Work required - Exactly as written, write out the lines below from the first to the one containing "ax.add_patch(ell)", inclusive. Pictures do not belong in the copy.

Supplied information -
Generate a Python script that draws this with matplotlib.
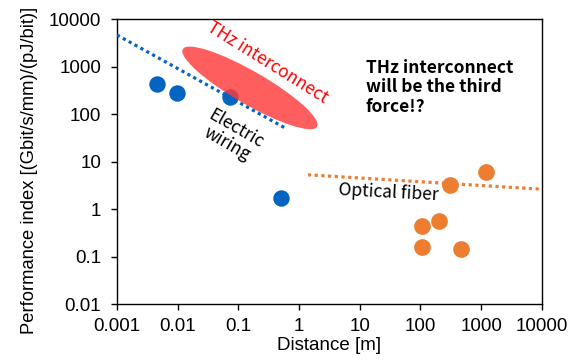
import matplotlib.pyplot as plt
from matplotlib.patches import Ellipse
from matplotlib.transforms import ScaledTranslation

plt.rcParams['font.family'] = ['Liberation Sans', 'DejaVu Sans']

# Data
electric_dist = [0.0046, 0.0097, 0.073, 0.5]
electric_perf = [437, 282, 234, 1.73]
optical_dist = [1200, 306, 204, 105, 105, 470]
optical_perf = [6.0, 3.24, 0.57, 0.45, 0.157, 0.143]

# Trend lines (end points)
electric_trend_x = [0.001, 0.58]
electric_trend_y = [4700, 52]
optical_trend_x = [1.4, 10000]
optical_trend_y = [5.3, 2.63]

xticks = [0.001, 0.01, 0.1, 1, 10, 100, 1000, 10000]
xtick_labels = ['0.001', '0.01', '0.1', '1', '10', '100', '1000', '10000']
yticks = [0.01, 0.1, 1, 10, 100, 1000, 10000]
ytick_labels = ['0.01', '0.1', '1', '10', '100', '1000', '10000']

blue = '#0563C1'
orange = '#ED7D31'
jp = ['Noto Sans CJK JP', 'DejaVu Sans']

fig = plt.figure(figsize=(5.82, 3.63), dpi=100)
ax = fig.add_axes([0.201, 0.1625, 0.730, 0.784])
ax.set_xscale('log')
ax.set_yscale('log')
ax.set_xlim(0.001, 10000)
ax.set_ylim(0.01, 10000)

ax.scatter(electric_dist, electric_perf, s=140, color=blue, zorder=2, linewidths=0)
ax.scatter(optical_dist, optical_perf, s=145, color=orange, zorder=2, linewidths=0)

# THz region ellipse (size in inches, centred in data coords)
ell = Ellipse((0, 0), 1.55, 0.33, angle=-30, facecolor='#FF3B3B', alpha=0.82,
              edgecolor='none', zorder=3,
              transform=fig.dpi_scale_trans + ScaledTranslation(0.155, 360, ax.transData))
ax.add_patch(ell)

ax.plot(electric_trend_x, electric_trend_y, color=blue, lw=2.3,
        linestyle=(0, (1, 1.1)), zorder=4)
ax.plot(optical_trend_x, optical_trend_y, color=orange, lw=2.3,
        linestyle=(0, (1, 1.1)), zorder=4)

ax.text(0.30, 1250, 'THz interconnect', color='red', fontsize=12.5,
        rotation=-32, ha='center', va='center', family=jp)
ax.text(0.078, 34, 'Electric\nwiring', color='black', fontsize=12.5,
        rotation=-30, ha='center', va='center', linespacing=1.0, family=jp)
ax.text(30, 2.2, 'Optical fiber', color='black', fontsize=12.5,
        rotation=-3, ha='center', va='center', family=jp)
ax.text(12.6, 1500, 'THz interconnect\nwill be the third\nforce!?', color='black',
        fontsize=12.5, fontweight='bold', ha='left', va='top', linespacing=1.12,
        family=jp)

ax.set_xticks(xticks)
ax.set_xticklabels(xtick_labels)
ax.set_yticks(yticks)
ax.set_yticklabels(ytick_labels)
ax.minorticks_off()
ax.tick_params(labelsize=13.5, length=4.3, width=1)
ax.tick_params(axis='y', pad=7)
ax.tick_params(axis='x', pad=6)
for sp in ax.spines.values():
    sp.set_linewidth(1)

ax.set_xlabel('Distance [m]', fontsize=13.5, labelpad=1)
# y label sits a bit below the axes centre in the reference
fig.text(30 / 582, 1 - 170 / 363, 'Performance index [(Gbit/s/mm)/(pJ/bit)]',
         fontsize=13.2, rotation=90, ha='center', va='center')

fig.savefig('out.png', dpi=100)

The response -
Generate a Python script that draws this with matplotlib.
import matplotlib.pyplot as plt
from matplotlib.patches import Ellipse
from matplotlib.transforms import ScaledTranslation

plt.rcParams['font.family'] = ['Liberation Sans', 'DejaVu Sans']

# Data
electric_dist = [0.0046, 0.0097, 0.073, 0.5]
electric_perf = [437, 282, 234, 1.73]
optical_dist = [1200, 306, 204, 105, 105, 470]
optical_perf = [6.0, 3.24, 0.57, 0.45, 0.157, 0.143]

# Trend lines (end points)
electric_trend_x = [0.001, 0.58]
electric_trend_y = [4700, 52]
optical_trend_x = [1.4, 10000]
optical_trend_y = [5.3, 2.63]

xticks = [0.001, 0.01, 0.1, 1, 10, 100, 1000, 10000]
xtick_labels = ['0.001', '0.01', '0.1', '1', '10', '100', '1000', '10000']
yticks = [0.01, 0.1, 1, 10, 100, 1000, 10000]
ytick_labels = ['0.01', '0.1', '1', '10', '100', '1000', '10000']

blue = '#0563C1'
orange = '#ED7D31'
jp = ['Noto Sans CJK JP', 'DejaVu Sans']

fig = plt.figure(figsize=(5.82, 3.63), dpi=100)
ax = fig.add_axes([0.201, 0.1625, 0.730, 0.784])
ax.set_xscale('log')
ax.set_yscale('log')
ax.set_xlim(0.001, 10000)
ax.set_ylim(0.01, 10000)

ax.scatter(electric_dist, electric_perf, s=140, color=blue, zorder=2, linewidths=0)
ax.scatter(optical_dist, optical_perf, s=145, color=orange, zorder=2, linewidths=0)

# THz region ellipse (size in inches, centred in data coords)
ell = Ellipse((0, 0), 1.55, 0.33, angle=-30, facecolor='#FF3B3B', alpha=0.82,
              edgecolor='none', zorder=3,
              transform=fig.dpi_scale_trans + ScaledTranslation(0.155, 360, ax.transData))
ax.add_patch(ell)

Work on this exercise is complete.